*DATA LINES*:

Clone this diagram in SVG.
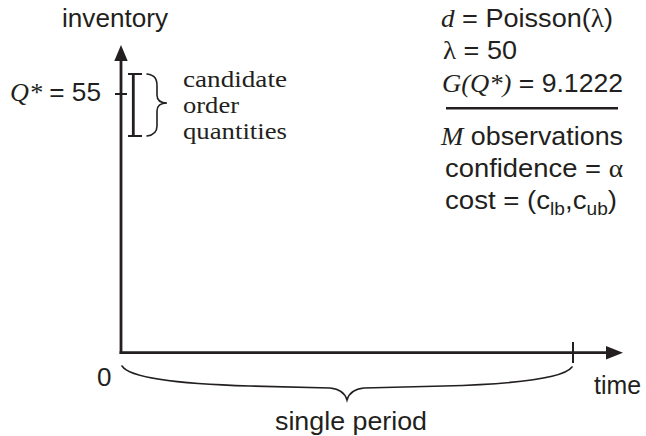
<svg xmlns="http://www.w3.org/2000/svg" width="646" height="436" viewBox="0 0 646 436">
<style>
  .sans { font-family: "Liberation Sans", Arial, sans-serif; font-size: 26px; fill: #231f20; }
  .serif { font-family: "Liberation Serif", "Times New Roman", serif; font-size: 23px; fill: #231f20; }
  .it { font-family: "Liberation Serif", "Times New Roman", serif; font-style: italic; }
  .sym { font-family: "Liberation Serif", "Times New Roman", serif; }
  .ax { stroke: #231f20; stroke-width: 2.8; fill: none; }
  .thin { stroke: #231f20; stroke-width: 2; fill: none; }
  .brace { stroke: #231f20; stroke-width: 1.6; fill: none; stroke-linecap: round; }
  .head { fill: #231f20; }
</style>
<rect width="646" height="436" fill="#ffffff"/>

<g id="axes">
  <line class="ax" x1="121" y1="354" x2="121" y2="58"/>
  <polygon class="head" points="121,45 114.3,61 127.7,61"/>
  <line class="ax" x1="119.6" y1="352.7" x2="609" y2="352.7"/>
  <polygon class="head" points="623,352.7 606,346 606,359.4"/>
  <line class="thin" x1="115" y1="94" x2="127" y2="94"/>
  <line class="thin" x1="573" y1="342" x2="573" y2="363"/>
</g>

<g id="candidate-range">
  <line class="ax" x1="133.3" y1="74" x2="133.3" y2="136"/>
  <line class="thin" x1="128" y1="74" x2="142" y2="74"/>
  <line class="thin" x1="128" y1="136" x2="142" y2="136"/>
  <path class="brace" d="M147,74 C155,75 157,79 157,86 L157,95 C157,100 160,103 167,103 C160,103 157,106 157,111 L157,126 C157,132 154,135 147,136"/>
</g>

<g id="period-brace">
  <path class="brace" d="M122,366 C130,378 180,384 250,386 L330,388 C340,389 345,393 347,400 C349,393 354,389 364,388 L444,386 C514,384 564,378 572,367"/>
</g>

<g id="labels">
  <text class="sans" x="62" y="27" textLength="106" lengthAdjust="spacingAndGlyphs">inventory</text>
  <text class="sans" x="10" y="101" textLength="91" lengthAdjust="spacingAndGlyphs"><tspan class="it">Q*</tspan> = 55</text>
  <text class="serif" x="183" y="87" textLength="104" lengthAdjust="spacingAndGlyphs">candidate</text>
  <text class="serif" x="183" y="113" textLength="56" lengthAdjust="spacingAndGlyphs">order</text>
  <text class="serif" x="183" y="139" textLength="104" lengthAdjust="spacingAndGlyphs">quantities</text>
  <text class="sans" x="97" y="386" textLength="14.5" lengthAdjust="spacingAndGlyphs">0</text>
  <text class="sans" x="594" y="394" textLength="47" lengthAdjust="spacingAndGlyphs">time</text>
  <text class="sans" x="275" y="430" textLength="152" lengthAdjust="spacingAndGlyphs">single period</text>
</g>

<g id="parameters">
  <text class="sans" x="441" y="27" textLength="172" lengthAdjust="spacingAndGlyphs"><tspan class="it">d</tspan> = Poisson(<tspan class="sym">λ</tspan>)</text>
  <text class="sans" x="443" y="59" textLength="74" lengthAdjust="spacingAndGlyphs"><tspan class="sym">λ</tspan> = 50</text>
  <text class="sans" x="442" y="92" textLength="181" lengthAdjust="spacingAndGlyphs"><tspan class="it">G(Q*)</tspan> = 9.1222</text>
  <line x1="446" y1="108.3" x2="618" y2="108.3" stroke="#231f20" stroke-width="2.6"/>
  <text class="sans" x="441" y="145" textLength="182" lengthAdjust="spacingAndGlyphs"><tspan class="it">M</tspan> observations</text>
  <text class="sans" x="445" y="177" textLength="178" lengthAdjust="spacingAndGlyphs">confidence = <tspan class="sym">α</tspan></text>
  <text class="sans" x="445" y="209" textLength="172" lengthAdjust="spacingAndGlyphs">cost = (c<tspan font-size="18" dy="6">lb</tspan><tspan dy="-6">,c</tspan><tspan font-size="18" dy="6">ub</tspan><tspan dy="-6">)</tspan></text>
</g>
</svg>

*REQUEST*: From the material above, copy everything exactly but the pictures.

*SOLVED PROBLEM*:
Clone this diagram in SVG.
<svg xmlns="http://www.w3.org/2000/svg" width="646" height="436" viewBox="0 0 646 436">
<style>
  .sans { font-family: "Liberation Sans", Arial, sans-serif; font-size: 26px; fill: #231f20; }
  .serif { font-family: "Liberation Serif", "Times New Roman", serif; font-size: 23px; fill: #231f20; }
  .it { font-family: "Liberation Serif", "Times New Roman", serif; font-style: italic; }
  .sym { font-family: "Liberation Serif", "Times New Roman", serif; }
  .ax { stroke: #231f20; stroke-width: 2.8; fill: none; }
  .thin { stroke: #231f20; stroke-width: 2; fill: none; }
  .brace { stroke: #231f20; stroke-width: 1.6; fill: none; stroke-linecap: round; }
  .head { fill: #231f20; }
</style>
<rect width="646" height="436" fill="#ffffff"/>

<g id="axes">
  <line class="ax" x1="121" y1="354" x2="121" y2="58"/>
  <polygon class="head" points="121,45 114.3,61 127.7,61"/>
  <line class="ax" x1="119.6" y1="352.7" x2="609" y2="352.7"/>
  <polygon class="head" points="623,352.7 606,346 606,359.4"/>
  <line class="thin" x1="115" y1="94" x2="127" y2="94"/>
  <line class="thin" x1="573" y1="342" x2="573" y2="363"/>
</g>

<g id="candidate-range">
  <line class="ax" x1="133.3" y1="74" x2="133.3" y2="136"/>
  <line class="thin" x1="128" y1="74" x2="142" y2="74"/>
  <line class="thin" x1="128" y1="136" x2="142" y2="136"/>
  <path class="brace" d="M147,74 C155,75 157,79 157,86 L157,95 C157,100 160,103 167,103 C160,103 157,106 157,111 L157,126 C157,132 154,135 147,136"/>
</g>

<g id="period-brace">
  <path class="brace" d="M122,366 C130,378 180,384 250,386 L330,388 C340,389 345,393 347,400 C349,393 354,389 364,388 L444,386 C514,384 564,378 572,367"/>
</g>

<g id="labels">
  <text class="sans" x="62" y="27" textLength="106" lengthAdjust="spacingAndGlyphs">inventory</text>
  <text class="sans" x="10" y="101" textLength="91" lengthAdjust="spacingAndGlyphs"><tspan class="it">Q*</tspan> = 55</text>
  <text class="serif" x="183" y="87" textLength="104" lengthAdjust="spacingAndGlyphs">candidate</text>
  <text class="serif" x="183" y="113" textLength="56" lengthAdjust="spacingAndGlyphs">order</text>
  <text class="serif" x="183" y="139" textLength="104" lengthAdjust="spacingAndGlyphs">quantities</text>
  <text class="sans" x="97" y="386" textLength="14.5" lengthAdjust="spacingAndGlyphs">0</text>
  <text class="sans" x="594" y="394" textLength="47" lengthAdjust="spacingAndGlyphs">time</text>
  <text class="sans" x="275" y="430" textLength="152" lengthAdjust="spacingAndGlyphs">single period</text>
</g>

<g id="parameters">
  <text class="sans" x="441" y="27" textLength="172" lengthAdjust="spacingAndGlyphs"><tspan class="it">d</tspan> = Poisson(<tspan class="sym">λ</tspan>)</text>
  <text class="sans" x="443" y="59" textLength="74" lengthAdjust="spacingAndGlyphs"><tspan class="sym">λ</tspan> = 50</text>
  <text class="sans" x="442" y="92" textLength="181" lengthAdjust="spacingAndGlyphs"><tspan class="it">G(Q*)</tspan> = 9.1222</text>
  <line x1="446" y1="108.3" x2="618" y2="108.3" stroke="#231f20" stroke-width="2.6"/>
  <text class="sans" x="441" y="145" textLength="182" lengthAdjust="spacingAndGlyphs"><tspan class="it">M</tspan> observations</text>
  <text class="sans" x="445" y="177" textLength="178" lengthAdjust="spacingAndGlyphs">confidence = <tspan class="sym">α</tspan></text>
  <text class="sans" x="445" y="209" textLength="172" lengthAdjust="spacingAndGlyphs">cost = (c<tspan font-size="18" dy="6">lb</tspan><tspan dy="-6">,c</tspan><tspan font-size="18" dy="6">ub</tspan><tspan dy="-6">)</tspan></text>
</g>
</svg>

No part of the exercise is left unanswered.